Герой романа Тургенева, Рудин, не говорит непосредственно об университетских занятиях, их содержании (для этого у него нет собеседника) и упоминает лишь об атмосфере студенческой жизни в Германии: «наши сходки, наши серенады.» [Тургенев, 1980, с. 229] (серенады в честь профессоров), - однако ее влияние стало для Рудина решающим. Он и по возвращении в Россию оказывается погружен в немецкую романтическую культуру: «германскую поэзию, в германский романтический и философский мир» [Тургенев, 1980, с. 249]. Образованность Рудина, высокий уровень его внутреннего развития определяют его особое положение по сравнению с ведущими героями литературы предшествующего периода. Д. Н. Овсянико - Куликовский, сопоставляя Рудина с Онегиным и Печориным, видит его преимущество перед ними в том, что Рудин «живет умственною жизнью века, он стоит на уровне современного движения умов в Европе» [Овсянико - Куликовский, 1989, с. 147].

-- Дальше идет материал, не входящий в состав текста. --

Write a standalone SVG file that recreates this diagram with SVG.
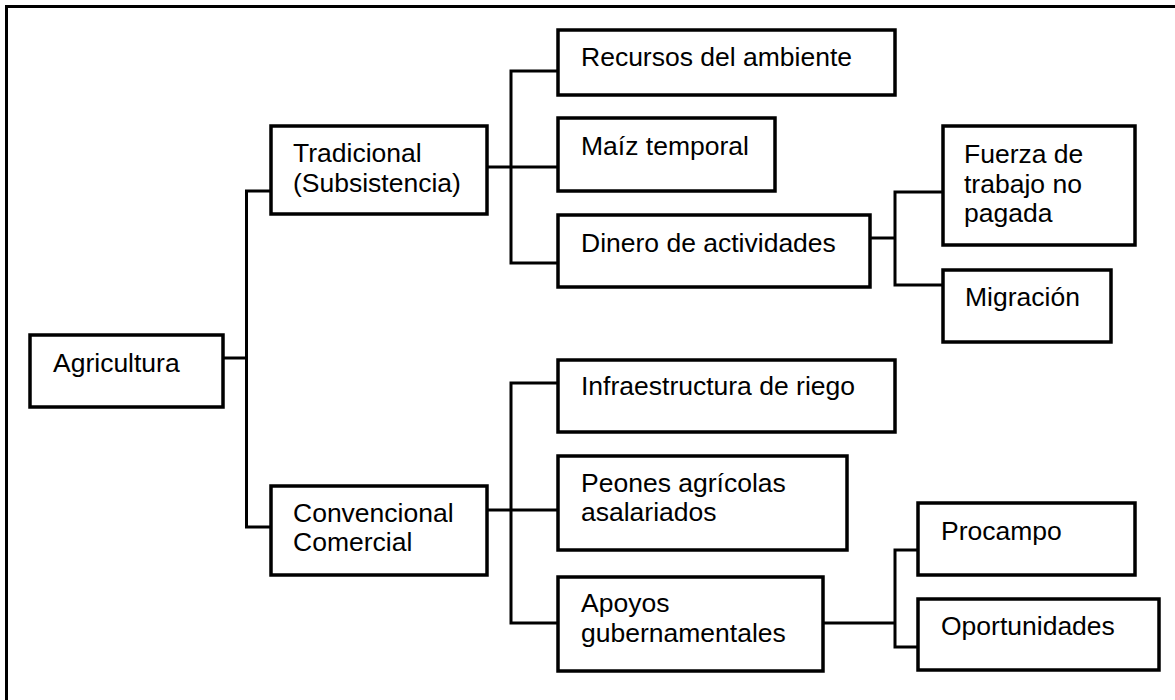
<svg xmlns="http://www.w3.org/2000/svg" width="1175" height="700" viewBox="0 0 1175 700">
<style>
.box{fill:#fff;stroke:#000;stroke-width:3.5}
.lbl{font-family:"Liberation Sans",Arial,sans-serif;font-size:26.5px;fill:#000}
.con{fill:none;stroke:#000;stroke-width:3;stroke-linejoin:miter}
.frame{fill:none;stroke:#000;stroke-width:3}
</style>
<rect width="1175" height="700" fill="#fff"/>
<path class="frame" d="M6.5,702 V6.5 H1177"/>
<g id="connectors">
<path class="con" d="M223,358 H246.5"/>
<path class="con" d="M271,191 H246.5 V527 H271"/>
<path class="con" d="M487,167 H558"/>
<path class="con" d="M558,71 H511 V263 H558"/>
<path class="con" d="M870,238 H895"/>
<path class="con" d="M943,192 H895 V285 H943"/>
<path class="con" d="M487,510 H558"/>
<path class="con" d="M558,383 H511 V623 H558"/>
<path class="con" d="M823,623 H895"/>
<path class="con" d="M918,550 H895 V647 H918"/>
</g>
<g id="agricultura"><rect class="box" x="30" y="335" width="193" height="72"/><text class="lbl" x="53" y="372">Agricultura</text></g>
<g id="tradicional"><rect class="box" x="271" y="126" width="216" height="88"/><text class="lbl" x="293" y="162">Tradicional</text><text class="lbl" x="293" y="192">(Subsistencia)</text></g>
<g id="convencional"><rect class="box" x="271" y="486" width="216" height="89"/><text class="lbl" x="293" y="522">Convencional</text><text class="lbl" x="293" y="551">Comercial</text></g>
<g id="recursos"><rect class="box" x="558" y="30" width="337" height="65"/><text class="lbl" x="581" y="66">Recursos del ambiente</text></g>
<g id="maiz"><rect class="box" x="558" y="118" width="217" height="73"/><text class="lbl" x="581" y="155">Maíz temporal</text></g>
<g id="dinero"><rect class="box" x="558" y="215" width="312" height="72"/><text class="lbl" x="581" y="252">Dinero de actividades</text></g>
<g id="fuerza"><rect class="box" x="943" y="126" width="192" height="119"/><text class="lbl" x="964" y="163">Fuerza de</text><text class="lbl" x="964" y="193">trabajo no</text><text class="lbl" x="964" y="222">pagada</text></g>
<g id="migracion"><rect class="box" x="943" y="270" width="168" height="72"/><text class="lbl" x="965" y="306">Migración</text></g>
<g id="infraestructura"><rect class="box" x="558" y="360" width="337" height="72"/><text class="lbl" x="581" y="395">Infraestructura de riego</text></g>
<g id="peones"><rect class="box" x="558" y="456" width="289" height="94"/><text class="lbl" x="581" y="492">Peones agrícolas</text><text class="lbl" x="581" y="521">asalariados</text></g>
<g id="apoyos"><rect class="box" x="558" y="577" width="265" height="94"/><text class="lbl" x="581" y="612">Apoyos</text><text class="lbl" x="581" y="642">gubernamentales</text></g>
<g id="procampo"><rect class="box" x="918" y="503" width="217" height="72"/><text class="lbl" x="941" y="540">Procampo</text></g>
<g id="oportunidades"><rect class="box" x="918" y="599" width="241" height="71"/><text class="lbl" x="941" y="635">Oportunidades</text></g>
</svg>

Сознание Рудина включает в себя, прежде всего, мир философских идей: чужих, но освоенных и пережитых им. У него философский склад ума, проявляющийся в способности к абстрагированию, диалектическому мышлению, умению отыскивать общность внешне не связанных между собою явлений. Бывший университетский товарищ Рудина, Михаил Михайлович Лежнев, которому Тургенев отдает наиболее важные характеристики своего героя, вспоминает о том, что это свойство его ума проявилось уже в период их общения в студенческом кружке: «[...] он прочел немного, но читал он философские книги, и голова у него

была так устроена, что он тотчас же из прочитанного извлекал все общее, хватался за самый корень дела и уже потом проводил от него во все стороны светлые, правильные нити мысли [...]» [Тургенев, 1980, с. 256].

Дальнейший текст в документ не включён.